> I guess it's hard for me to edit things that I don't see right in front of me or aren't super simple changes (like name changes). Or at least, basic things I can reason about (such as finding by regex then deleting by textobject or something).

This is actually what's nice about tools like ast-grep. The pattern language reads almost like the code itself so you can see the transformation right in front of you (at least for small-scale cases) and reason about it. TypeScript examples:

  # convert guard clauses to optional chaining
  ast-grep -pattern '$A && $A.$B' --rewrite '$A?.$B' -lang ts

  # convert self-assignment to nullish coalescing assignment
  ast-grep -pattern '$X = $X ?? $Y' --rewrite '$X ??= $Y' -l ts

  # convert arrow functions to function declarations (need separate patterns for async & for return-type-annotated though)
  ast-grep -pattern 'const $NAME = ($$$PARAMS) => { $$$BODY }' --rewrite 'function $NAME($$$PARAMS) { $$$BODY }' -l ts

  # convert indexOf checks to .includes()
  ast-grep -pattern '$A.indexOf($B) !== -1' --rewrite '$A.includes($B)' -l ts
The $X, $A etc. are metavariables that match any AST node and if the same metavariable appears twice (e.g. $X = $X ?? $Y), it requires both occurrences to bind to the same code so `x = x ?? y` will match but `x = y ?? z` won't.

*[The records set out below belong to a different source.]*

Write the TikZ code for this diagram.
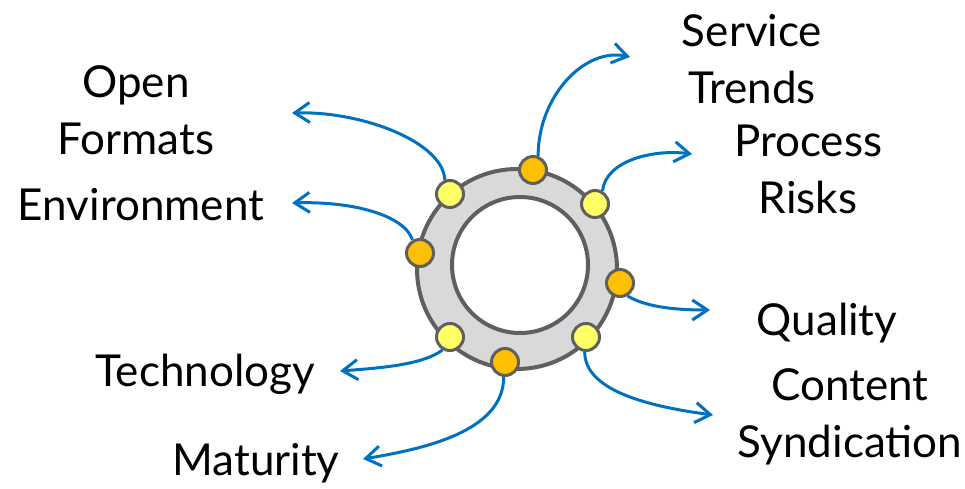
\documentclass[tikz,border=0pt]{standalone}
\usepackage{fontspec}
\setmainfont{Lato}
\usetikzlibrary{arrows.meta}
\definecolor{arrowblue}{HTML}{0070C0}
\definecolor{dotorange}{HTML}{FFC000}
\definecolor{dotyellow}{HTML}{FFFF66}
\definecolor{ringgray}{HTML}{D9D9D9}
\definecolor{edgegray}{HTML}{5F5F5F}
\tikzset{
  dotnode/.style={circle, draw=edgegray, line width=3pt, minimum size=27pt, inner sep=0pt},
  orangedot/.style={dotnode, fill=dotorange},
  yellowdot/.style={dotnode, fill=dotyellow},
  conn/.style={draw=arrowblue, line width=3pt, -{Straight Barb[length=15pt, width=20pt, line width=3pt]}},
  lbl/.style={font=\fontsize{44}{57}\selectfont, align=center, anchor=base, inner sep=0pt}
}
\begin{document}
\begin{tikzpicture}[x=1pt, y=-1pt]
\path[use as bounding box] (0,0) rectangle (965,489);
% ring
\draw[edgegray, line width=4pt, fill=ringgray] (517,269) circle (100);
\draw[edgegray, line width=4pt, fill=white] (520,265) circle (68);
% dots
\node[yellowdot] (d1) at (450,194) {};
\node[orangedot] (d2) at (420,253) {};
\node[orangedot] (d3) at (533,170) {};
\node[yellowdot] (d4) at (595,204) {};
\node[orangedot] (d5) at (620,283) {};
\node[yellowdot] (d6) at (586,337) {};
\node[yellowdot] (d7) at (450,337) {};
\node[orangedot] (d8) at (505,362) {};
% arrow ends
\coordinate (e1) at (292,113);
\coordinate (e2) at (292,203);
\coordinate (e3) at (630,57);
\coordinate (e4) at (692,154);
\coordinate (e5) at (710,310);
\coordinate (e6) at (713,415);
\coordinate (e7) at (340,371);
\coordinate (e8) at (363,459);
% connectors
\draw[conn] (d1.110) .. controls +(-2,-38) and +(70,-2) .. (e1);
\draw[conn] (d2.120) .. controls +(-8,-25) and +(60,-2) .. (e2);
\draw[conn] (d3.70) .. controls +(0,-60) and +(-45,-10) .. (e3);
\draw[conn] (d4.60) .. controls +(3,-30) and +(-40,-5) .. (e4);
\draw[conn] (d5.-60) .. controls +(20,12) and +(-30,0) .. (e5);
\draw[conn] (d6.-95) .. controls +(0,40) and +(-60,-8) .. (e6);
\draw[conn] (d7.-120) .. controls +(-20,15) and +(40,-3) .. (e7);
\draw[conn] (d8.-95) .. controls +(0,55) and +(60,-10) .. (e8);
% labels (base = baseline of last line)
\node[lbl] (l1) at (136,155) {Open\\Formats};
\node[lbl] (l2) at (141,220) {Environment};
\node[lbl] (l3) at (752,104) {Service\\Trends};
\node[lbl] (l4) at (808,213) {Process\\Risks};
\node[lbl] (l5) at (827,335) {Quality};
\node[lbl] (l6) at (850,457) {Content\\Syndication};
\node[lbl] (l7) at (205,386) {Technology};
\node[lbl] (l8) at (256,475) {Maturity};
\end{tikzpicture}
\end{document}
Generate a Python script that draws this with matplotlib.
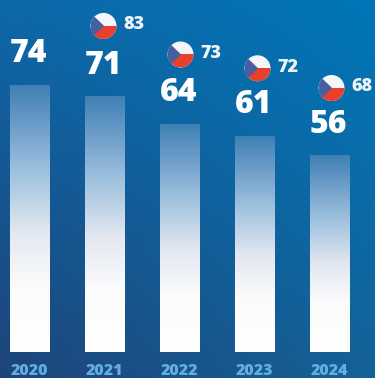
import matplotlib
matplotlib.use("Agg")
import matplotlib.pyplot as plt
from matplotlib.colors import LinearSegmentedColormap
from matplotlib.patches import Circle, Polygon, Rectangle
from matplotlib.transforms import Affine2D
import numpy as np

years = ["2020", "2021", "2022", "2023", "2024"]
values = [74, 71, 64, 61, 56]
cz_years = ["2021", "2022", "2023", "2024"]
cz_values = [83, 73, 72, 68]

plt.rcParams['font.family'] = ['Open Sans', 'DejaVu Sans']

W, H = 375, 378
fig = plt.figure(figsize=(W / 100, H / 100), dpi=100)
ax = fig.add_axes([0, 0, 1, 1])
ax.axis('off')

xlim = (-29.5 / 75, (W - 29.5) / 75)
ylim = (-0.36, 95.6)
base = ylim[0] + (378 - 352) / 3.94

# diagonal background
tl = np.array([14, 104, 168]) / 255
tr = np.array([0, 118, 184]) / 255
bl = np.array([30, 68, 122]) / 255
br = np.array([20, 98, 152]) / 255
u, v = np.meshgrid(np.linspace(0, 1, 200), np.linspace(0, 1, 200))
u, v = u[..., None], v[..., None]
bg = (1 - v) * ((1 - u) * tl + u * tr) + v * ((1 - u) * bl + u * br)
ax.imshow(bg, extent=(0, 1, 0, 1), transform=ax.transAxes, aspect='auto', zorder=0)

# blue to white fade on every bar
fade = LinearSegmentedColormap.from_list('fade', [
    (0.0, '#3f80b4'), (0.14, '#6a9bc8'), (0.32, '#9dc0de'),
    (0.55, '#e2e7f0'), (0.75, '#fbfbfc'), (1.0, '#ffffff')])
xpos = np.arange(len(years))
bars = ax.bar(xpos, np.array(values) - base, bottom=base, width=40 / 75, color='none', zorder=2)
for bar in bars:
    x0, y0, w, h = bar.get_x(), bar.get_y(), bar.get_width(), bar.get_height()
    ax.imshow(np.linspace(0, 1, 256)[:, None], cmap=fade, vmin=0, vmax=1,
              extent=(x0, x0 + w, y0, y0 + h), aspect='auto', zorder=2, interpolation='bilinear')
ax.set_xlim(xlim)
ax.set_ylim(ylim)

for x, val in zip(xpos, values):
    ax.annotate(str(val), (x, val), xytext=(-0.5, 15 * 0.72), textcoords='offset points',
                ha='center', va='bottom', color='white', fontsize=23, fontweight='heavy', zorder=3)
for x, yr in zip(xpos, years):
    ax.annotate(yr, (x, base), xytext=(0, -19 * 0.72), textcoords='offset points',
                ha='center', va='center', color='#62aee0', fontsize=11.5, fontweight='heavy', zorder=3)


def flag(cx, cy, r=13):
    # round czech flag, centre given in display px
    tr_ = Affine2D().scale(r).translate(cx, cy)
    circ = Circle((0, 0), 1, transform=tr_, fc='#f6f6fa', ec='none', zorder=4)
    ax.add_patch(circ)
    red = Rectangle((-1, -1), 2, 1, transform=tr_, fc='#ea3f2c', ec='none', zorder=4.1)
    blue = Polygon([(-1, 1), (0.05, 0), (-1, -1)], transform=tr_, fc='#46609f', ec='none', zorder=4.2)
    for p in (red, blue):
        ax.add_patch(p)
        p.set_clip_path(circ)


# flag height above the bar top and sideways shift, px
gaps = [71, 70, 68, 68]
shifts = [-1, 1, 3, 2]
for yr, val, gap, dx in zip(cz_years, cz_values, gaps, shifts):
    i = years.index(yr)
    px, py = ax.transData.transform((i, values[i]))
    flag(px + dx, py + gap)
    ax.text(px + dx + 30, py + gap + 1, str(val), transform=None, ha='center', va='center',
            color='#eef3f8', fontsize=13, fontweight='heavy', zorder=4)

fig.savefig('out.png', dpi=100)
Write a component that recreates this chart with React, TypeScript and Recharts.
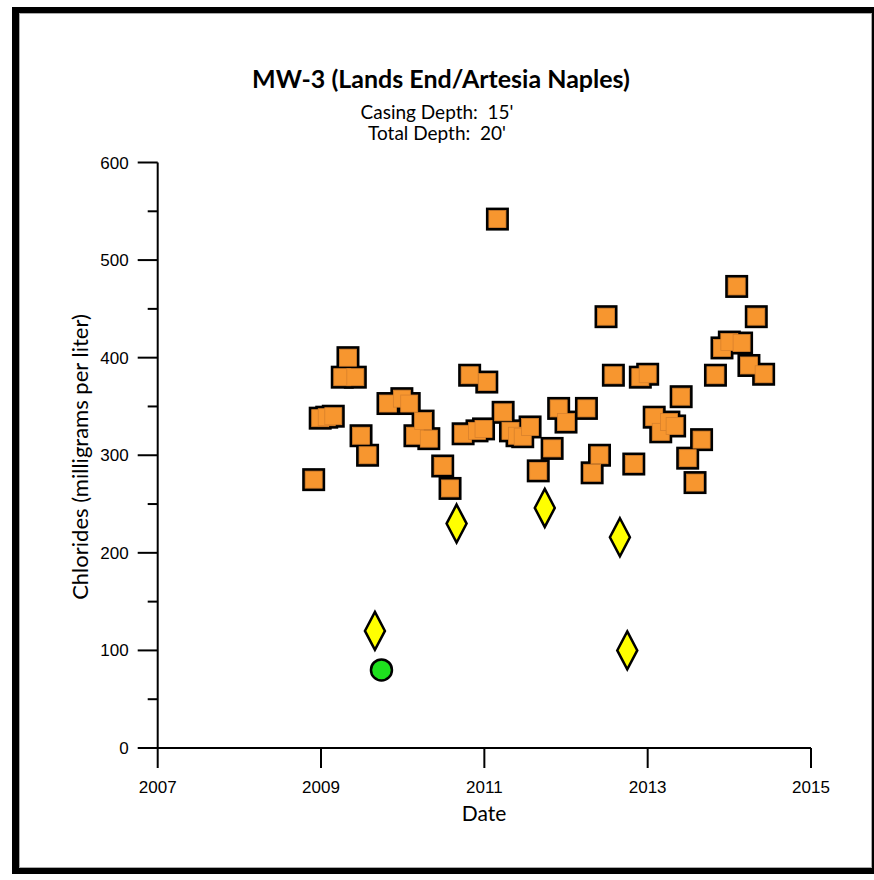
import React from 'react';
import { ScatterChart, Scatter, XAxis, YAxis } from 'recharts';

// sample dates (decimal years) and chloride values
const squareDates = [
  2008.91, 2008.99, 2009.07, 2009.15, 2009.26, 2009.33, 2009.42, 2009.49, 2009.57, 2009.82,
  2009.99, 2010.08, 2010.15, 2010.25, 2010.32, 2010.49, 2010.58, 2010.74, 2010.82, 2010.91,
  2010.99, 2011.03, 2011.16, 2011.23, 2011.32, 2011.40, 2011.47, 2011.56, 2011.66, 2011.83,
  2011.91, 2012.0, 2012.25, 2012.32, 2012.41, 2012.49, 2012.58, 2012.83, 2012.91, 2013.0,
  2013.08, 2013.16, 2013.26, 2013.33, 2013.41, 2013.49, 2013.58, 2013.66, 2013.83, 2013.91,
  2014.0, 2014.09, 2014.15, 2014.24, 2014.33, 2014.42,
];
const squareValues = [
  275, 338, 339, 340, 380, 400, 380, 320, 300, 353,
  358, 353, 320, 335, 317, 289, 266, 322, 382, 325,
  327, 375, 542, 344, 325, 320, 319, 329, 284, 307,
  348, 334, 348, 282, 300, 442, 382, 291, 380, 383,
  339, 324, 334, 330, 360, 297, 272, 316, 382, 410,
  416, 473, 415, 392, 442, 383,
];

const diamondDates = [2009.66, 2010.66, 2011.74, 2012.66, 2012.75];
const diamondValues = [120, 230, 246, 216, 100];

const circleDates = [2009.74];
const circleValues = [80];

const xTicks = [2007, 2009, 2011, 2013, 2015];
const yTicks = [0, 50, 100, 150, 200, 250, 300, 350, 400, 450, 500, 550, 600];

const toPoints = (xs: number[], ys: number[]) => xs.map((x, i) => ({ x, y: ys[i] }));

const squares = toPoints(squareDates, squareValues);
const diamonds = toPoints(diamondDates, diamondValues);
const circles = toPoints(circleDates, circleValues);

const ORANGE = '#F7962F';
const calibri = 'Lato, "Open Sans", sans-serif';
const arial = '"Liberation Sans", Arial, sans-serif';

const SquareOutline = (p: any) => (
  <rect x={p.cx - 11.5} y={p.cy - 11.5} width={23} height={23} fill="#000" />
);
const SquareFill = (p: any) => (
  <rect x={p.cx - 8.5} y={p.cy - 8.5} width={17} height={17} fill={ORANGE} stroke="#D8812C" strokeWidth={0.8} />
);
const Diamond = (p: any) => (
  <path
    d={`M${p.cx},${p.cy - 19} L${p.cx + 10},${p.cy} L${p.cx},${p.cy + 19} L${p.cx - 10},${p.cy} Z`}
    fill="#FFFF00"
    stroke="#000"
    strokeWidth={2.5}
  />
);
const Dot = (p: any) => (
  <circle cx={p.cx} cy={p.cy} r={10.5} fill="#1EE01E" stroke="#000" strokeWidth={2.5} />
);

const YTick = (props: any) => {
  const { x, y, payload } = props;
  const major = payload.value % 100 === 0;
  const axisX = x + 29; // tickSize 20 + tickMargin 9
  return (
    <g>
      <line x1={axisX - (major ? 20 : 10)} x2={axisX} y1={y} y2={y} stroke="#000" strokeWidth={2} />
      {major && (
        <text x={x} y={y} dy={6} textAnchor="end" fontSize={17} fontFamily={arial} fill="#000">
          {payload.value}
        </text>
      )}
    </g>
  );
};

const XTick = (props: any) => {
  const { x, y, payload } = props;
  return (
    <text x={x} y={y} dy={23} textAnchor="middle" fontSize={17} fontFamily={arial} fill="#000">
      {payload.value}
    </text>
  );
};

const textBase = {
  position: 'absolute' as const,
  whiteSpace: 'pre' as const,
  fontFamily: calibri,
  color: '#000',
  lineHeight: 1,
};

export default function App() {
  return (
    <div style={{ position: 'absolute', left: 0, top: 0, width: 874, height: 880, background: '#fff' }}>
      {/* frame */}
      <div
        style={{
          position: 'absolute',
          left: 12,
          top: 7,
          width: 862,
          height: 867,
          boxSizing: 'border-box',
          borderStyle: 'solid',
          borderColor: '#000',
          borderWidth: '6px 2px 6px 7px',
        }}
      >
        <div style={{ width: '100%', height: '100%', boxSizing: 'border-box', border: '1px solid #aaa' }} />
      </div>

      <div style={{ position: 'absolute', left: 0, top: 0 }}>
        <ScatterChart width={874} height={880} margin={{ top: 162.5, right: 63, bottom: 92, left: 97.7 }}>
          <XAxis
            type="number"
            dataKey="x"
            domain={[2007, 2015]}
            ticks={xTicks}
            allowDataOverflow
            height={40}
            tickSize={20}
            tickMargin={2}
            axisLine={{ stroke: '#000', strokeWidth: 2 }}
            tickLine={{ stroke: '#000', strokeWidth: 2 }}
            tick={<XTick />}
            interval={0}
          />
          <YAxis
            type="number"
            dataKey="y"
            domain={[0, 600]}
            ticks={yTicks}
            allowDataOverflow
            width={60}
            tickSize={20}
            tickMargin={9}
            axisLine={{ stroke: '#000', strokeWidth: 2 }}
            tickLine={false}
            tick={<YTick />}
            interval={0}
          />
          <Scatter data={squares} shape={SquareOutline} isAnimationActive={false} />
          <Scatter data={squares} shape={SquareFill} isAnimationActive={false} />
          <Scatter data={diamonds} shape={Diamond} isAnimationActive={false} />
          <Scatter data={circles} shape={Dot} isAnimationActive={false} />
        </ScatterChart>
      </div>

      {/* titles */}
      <div style={{ ...textBase, left: 441, top: 78, transform: 'translate(-50%, -50%)', fontWeight: 700, fontSize: 25 }}>
        MW-3 (Lands End/Artesia Naples)
      </div>
      <div style={{ ...textBase, left: 437, top: 111, transform: 'translate(-50%, -50%)', fontSize: 19 }}>
        {"Casing Depth:  15'"}
      </div>
      <div style={{ ...textBase, left: 437, top: 132, transform: 'translate(-50%, -50%)', fontSize: 19 }}>
        {"Total Depth:  20'"}
      </div>
      <div style={{ ...textBase, left: 484, top: 812, transform: 'translate(-50%, -50%)', fontSize: 21 }}>
        Date
      </div>
      <div style={{ ...textBase, left: 80, top: 457, transform: 'translate(-50%, -50%) rotate(-90deg)', fontSize: 22 }}>
        Chlorides (milligrams per liter)
      </div>
    </div>
  );
}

You can do way more sophisticated stuff via yaml rules but those are less visually intuitive.

Sadly coding agents are still pretty bad at writing ast-grep patterns probably due to sparse training data. Hopefully that improves. The tool itself is solid!

While at it, https://github.com/semgrep/semgrep was around for several years, too.

Came here to recommend ast-grep too!

If your editor of choice supports an extension (vscode does for example) it's a very easy on-ramp for a better search/replace than regex offers. It's syntax-aware so you don't need care about whitespace, indentation etc. Very easy to dip your toes in where a regex would get complex fast, or require multiple passes.

I converted a codebase from commonjs to esm trivially with a few commands right after first installing it. Super useful.

I hope LLMs eventually start operating at this level rather than raw text. And likewise for them to leverage the language server to take advantage of built in refactorings etc

I don't know which editors support this but there's also, for lack of a better word, context aware grep. For example, search and replace foo with bar but only inside strings, or only inside comments, or only variables, or only methods, not class names (maybe ast-grep does this).